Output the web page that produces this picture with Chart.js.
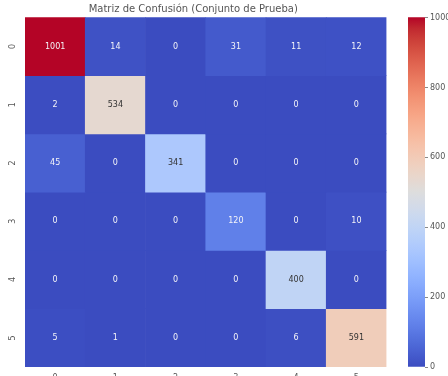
<!DOCTYPE html>
<html>
<head>
<meta charset="utf-8">
<script src="https://cdn.jsdelivr.net/npm/chart.js@4.4.1/dist/chart.umd.min.js"></script>
<style>
  html, body { margin: 0; padding: 0; background: #fff; width: 448px; height: 376px; overflow: hidden; position: relative; }
  canvas { position: absolute; filter: blur(0.7px); }
  #heat { left: 0; top: 0; }
  #bar { left: 395px; top: 0; }
</style>
</head>
<body>
<canvas id="heat" width="410" height="385"></canvas>
<canvas id="bar" width="53" height="376"></canvas>
<script>
// Confusion matrix: rows = true class, columns = predicted class
const TITLE = 'Matriz de Confusión (Conjunto de Prueba)';
const ROW_LABELS = ['0', '1', '2', '3', '4', '5'];
const COL_LABELS = ['0', '1', '2', '3', '4', '5'];
const ROW_0 = [1001, 14, 0, 31, 11, 12];
const ROW_1 = [2, 534, 0, 0, 0, 0];
const ROW_2 = [45, 0, 341, 0, 0, 0];
const ROW_3 = [0, 0, 0, 120, 0, 10];
const ROW_4 = [0, 0, 0, 0, 400, 0];
const ROW_5 = [5, 1, 0, 0, 6, 591];
const MATRIX = [ROW_0, ROW_1, ROW_2, ROW_3, ROW_4, ROW_5];
const COLORBAR_TICKS = [0, 200, 400, 600, 800, 1000];

const VMIN = 0;
const VMAX = Math.max(...MATRIX.flat());

// Diverging cool-warm colour map (blue -> grey -> red)
const COOLWARM = [
  [59,76,192],[68,90,204],[77,104,215],[87,117,225],[98,130,234],[108,142,241],
  [119,154,247],[130,165,251],[141,176,254],[152,185,255],[163,194,255],[174,201,253],
  [184,208,249],[194,213,244],[204,217,238],[213,219,230],[221,221,221],[229,216,209],
  [236,211,197],[241,204,185],[245,196,173],[247,187,160],[247,177,148],[247,166,135],
  [244,154,123],[241,141,111],[236,127,99],[229,112,88],[222,96,77],[213,80,66],
  [203,62,56],[192,40,47],[180,4,38]
];
function cmapRGB(t) {
  t = Math.min(1, Math.max(0, t));
  const p = t * (COOLWARM.length - 1);
  const i = Math.min(Math.floor(p), COOLWARM.length - 2);
  const f = p - i;
  const a = COOLWARM[i], b = COOLWARM[i + 1];
  return a.map((v, k) => Math.round(v + (b[k] - v) * f));
}
function cmap(t) {
  const c = cmapRGB(t);
  return `rgb(${c[0]},${c[1]},${c[2]})`;
}
function luminance(rgb) {
  const lin = rgb.map(v => {
    v /= 255;
    return v <= 0.03928 ? v / 12.92 : Math.pow((v + 0.055) / 1.055, 2.4);
  });
  return 0.2126 * lin[0] + 0.7152 * lin[1] + 0.0722 * lin[2];
}
const norm = v => (v - VMIN) / (VMAX - VMIN);

const FONT = "'DejaVu Sans', sans-serif";
const TEXT_COLOR = '#555';

// One floating-bar dataset per row; each bar spans [row, row + 1]
const datasets = MATRIX.map((row, r) => ({
  label: ROW_LABELS[r],
  data: row.map(() => [r, r + 1]),
  backgroundColor: row.map(v => cmap(norm(v))),
  borderWidth: 0,
  grouped: false,
  barPercentage: 1,
  categoryPercentage: 1
}));

// Writes each cell's count at the centre of its bar
const cellLabels = {
  id: 'cellLabels',
  afterDatasetsDraw(chart) {
    const ctx = chart.ctx;
    ctx.save();
    ctx.font = `8px ${FONT}`;
    ctx.textAlign = 'center';
    ctx.textBaseline = 'middle';
    MATRIX.forEach((row, r) => {
      const meta = chart.getDatasetMeta(r);
      meta.data.forEach((bar, c) => {
        const { x, y, base } = bar.getProps(['x', 'y', 'base'], true);
        const v = row[c];
        ctx.fillStyle = luminance(cmapRGB(norm(v))) > 0.408 ? '#333333' : '#f4f4f8';
        ctx.fillText(String(v), x, (y + base) / 2);
      });
    });
    ctx.restore();
  }
};

new Chart(document.getElementById('heat'), {
  type: 'bar',
  data: { labels: COL_LABELS, datasets },
  plugins: [cellLabels],
  options: {
    responsive: false,
    animation: false,
    devicePixelRatio: 1,
    layout: { padding: { left: 0, right: 23.5, top: 0, bottom: 0 } },
    plugins: {
      legend: { display: false },
      tooltip: { enabled: false },
      title: {
        display: true,
        text: TITLE,
        color: '#555',
        font: { family: FONT, size: 10, weight: 'normal' },
        padding: { top: 3, bottom: 2.3 }
      }
    },
    scales: {
      x: {
        type: 'category',
        grid: { display: false, drawTicks: false },
        border: { display: false },
        ticks: { color: TEXT_COLOR, font: { family: FONT, size: 8 }, padding: 6 },
        afterFit(s) { s.height = 18; }
      },
      y: {
        type: 'linear',
        min: 0,
        max: ROW_LABELS.length,
        reverse: true,
        grid: { display: false, drawTicks: false },
        border: { display: false },
        afterBuildTicks(s) { s.ticks = ROW_LABELS.map((_, i) => ({ value: i + 0.5 })); },
        ticks: {
          color: TEXT_COLOR,
          font: { family: FONT, size: 8 },
          minRotation: 90,
          maxRotation: 90,
          crossAlign: 'center',
          padding: 10,
          callback: v => ROW_LABELS[Math.floor(v)]
        },
        afterFit(s) { s.width = 25; }
      }
    }
  }
});

// Colour bar: a single bar spanning the value range, filled with the colour map
new Chart(document.getElementById('bar'), {
  type: 'bar',
  data: {
    labels: [''],
    datasets: [{
      data: [[VMIN, VMAX]],
      borderWidth: 0,
      barPercentage: 1,
      categoryPercentage: 1,
      backgroundColor(c) {
        const area = c.chart.chartArea;
        if (!area) return cmap(0.5);
        const g = c.chart.ctx.createLinearGradient(0, area.bottom, 0, area.top);
        for (let i = 0; i <= 64; i++) g.addColorStop(i / 64, cmap(i / 64));
        return g;
      }
    }]
  },
  options: {
    responsive: false,
    animation: false,
    devicePixelRatio: 1,
    layout: { padding: { left: 13, right: 0, top: 17.3, bottom: 9 } },
    plugins: { legend: { display: false }, tooltip: { enabled: false } },
    scales: {
      x: { display: false },
      y: {
        position: 'right',
        min: VMIN,
        max: VMAX,
        grid: { drawOnChartArea: false, drawTicks: true, tickLength: 3, color: '#888' },
        border: { display: false },
        afterBuildTicks(s) { s.ticks = COLORBAR_TICKS.map(v => ({ value: v })); },
        ticks: {
          color: TEXT_COLOR,
          font: { family: FONT, size: 8 },
          padding: 2,
          callback: v => String(v)
        },
        afterFit(s) { s.width = 23; }
      }
    }
  }
});
</script>
</body>
</html>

▶ [Directions]:
Write out an exact copy of the listing, first line through the line containing "const VMAX = Math.max(...MATRIX.flat());", with the pictures left out.

▶ [Final answer]:
Output the web page that produces this picture with Chart.js.
<!DOCTYPE html>
<html>
<head>
<meta charset="utf-8">
<script src="https://cdn.jsdelivr.net/npm/chart.js@4.4.1/dist/chart.umd.min.js"></script>
<style>
  html, body { margin: 0; padding: 0; background: #fff; width: 448px; height: 376px; overflow: hidden; position: relative; }
  canvas { position: absolute; filter: blur(0.7px); }
  #heat { left: 0; top: 0; }
  #bar { left: 395px; top: 0; }
</style>
</head>
<body>
<canvas id="heat" width="410" height="385"></canvas>
<canvas id="bar" width="53" height="376"></canvas>
<script>
// Confusion matrix: rows = true class, columns = predicted class
const TITLE = 'Matriz de Confusión (Conjunto de Prueba)';
const ROW_LABELS = ['0', '1', '2', '3', '4', '5'];
const COL_LABELS = ['0', '1', '2', '3', '4', '5'];
const ROW_0 = [1001, 14, 0, 31, 11, 12];
const ROW_1 = [2, 534, 0, 0, 0, 0];
const ROW_2 = [45, 0, 341, 0, 0, 0];
const ROW_3 = [0, 0, 0, 120, 0, 10];
const ROW_4 = [0, 0, 0, 0, 400, 0];
const ROW_5 = [5, 1, 0, 0, 6, 591];
const MATRIX = [ROW_0, ROW_1, ROW_2, ROW_3, ROW_4, ROW_5];
const COLORBAR_TICKS = [0, 200, 400, 600, 800, 1000];

const VMIN = 0;
const VMAX = Math.max(...MATRIX.flat());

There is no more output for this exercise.